Fast-twitch muscles provide the horsepower, but the cost is high fatigue and long recovery timelines.
Interpretation:
Even when producing the same total work, FT athletes experience more peripheral fatigue, more contractile impairment, and slower restoration of force-producing capacity.

Performance Capability Must Be Matched With Capacity
Across all three studies, a pattern emerges: higher performance comes at a cost. And if these costs are not accounted for, risk can rise.
Click play and the video will start where I breakdown the performance-injury conflict
The common denominator is not strength or athleticism. It is the absence of systems that scale load appropriately for the athlete’s output capacity.
Stronger athletes hit harder, jump higher, accelerate faster, and expose their tissues to more stress per movement. If volume, density, recovery time, and tissue preparation don’t scale with those outputs, the risk curve bends the wrong direction.
Here’s what coaches need to consider:
1. High-output athletes require more intelligent load management
These athletes can tolerate higher loads from a muscular standpoint, but passive structures may lag. Progressions must be slower, volume must be tracked more carefully, and big weeks need to be supported with intentional recovery.
2. Strength and athleticism don’t automatically equal resilience
Study 1 and 2 show this clearly. Capability without capacity creates risk.
A 14-year-old with elite serve velocity may be “too strong for their own good” if their tendon quality, ROM, and growth status aren’t ready for those loads.
A 19-year-old NBA prospect with a 40-inch vertical has massive upside, but also massive force spikes on every landing.
3. Fast-twitch athletes are the “high-maintenance Ferraris” of sport
They produce big outputs and need more recovery between exposures. Your fast-twitch athletes will:
- fatigue faster
- recover slower
- accumulate stress quicker
- require more spacing between high-intensity days
- be at greater risk during congested schedules
This is physiology, not mentality.
4. The goal is not just building horsepower, but building the chassis
To do this, coaches should invest more time in:
- tendon conditioning
- deceleration capacity
- isometric and eccentric strength
- controlled exposure to higher volumes
- recovery systems scaled to athlete type
Otherwise, strength and athleticism reveal cracks rather than create advantages.
Coach's Takeaway
Strength, speed, power, and fast-twitch physiology are performance multipliers.

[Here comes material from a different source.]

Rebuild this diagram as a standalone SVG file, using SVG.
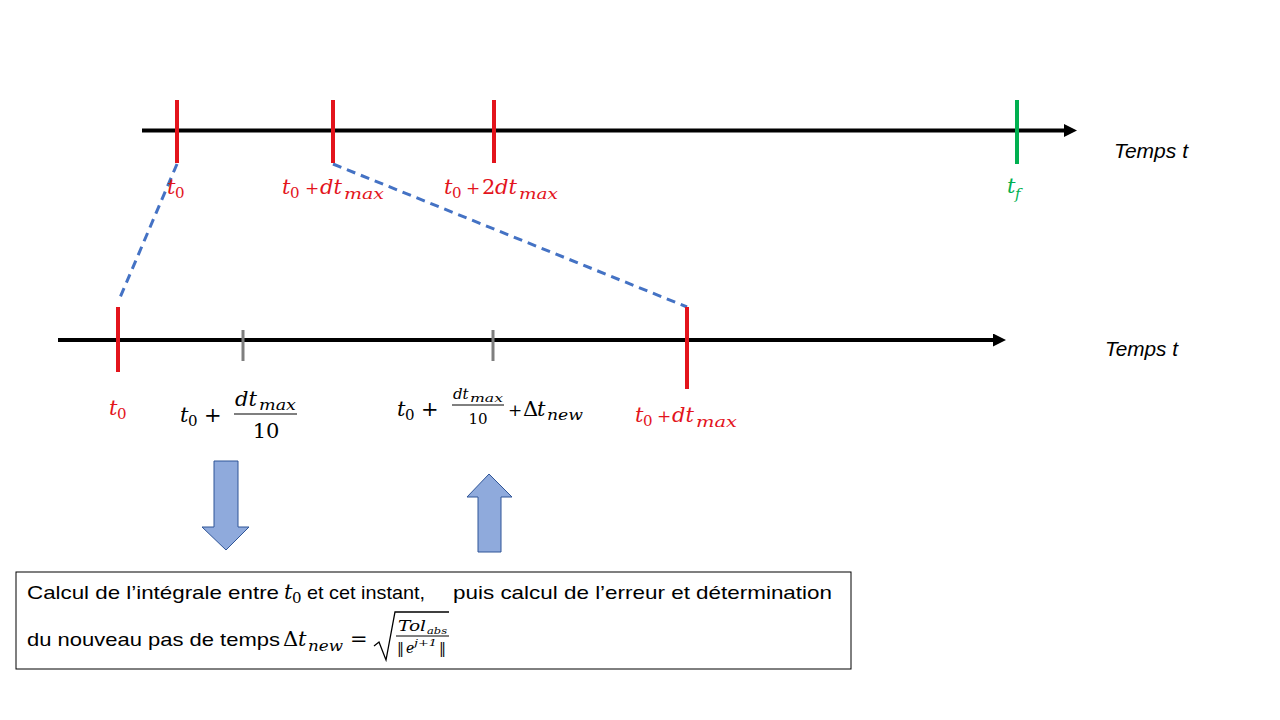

They are also load multipliers.
Athletes with these traits aren’t fragile. They simply operate at intensities that demand more intelligent planning.
The lesson isn’t to avoid chasing strength or athleticism.
The lesson is that without thoughtful load management, the very qualities we develop to enhance performance can also accelerate injury and fatigue.
I hope this helps,
Ramsey
References
- Johansson, F., Batt, M. E., Ellenbecker, T., & Skillgate, E. (2025). Association between eccentric and isometric shoulder rotation strength, shoulder range of motion and injury incidence in the shoulder in adolescent competitive tennis players: The SMASH cohort study. Sports Health.
- Patel, R. A., Shah, R. M., Hauer, T. M., Terry, M. A., & Tjong, V. K. (2025). National Basketball Association combine scores as a predictive measure of lower limb surgery over 10 consecutive seasons (2010–2020): A retrospective review. Journal of Experimental Orthopaedics, 12, e70336.
- Lievens, E., Klass, M., Bex, T., & Derave, W. (2020). Muscle fiber typology substantially influences time to recover from high-intensity exercise. Journal of Applied Physiology, 128(4), 648–659.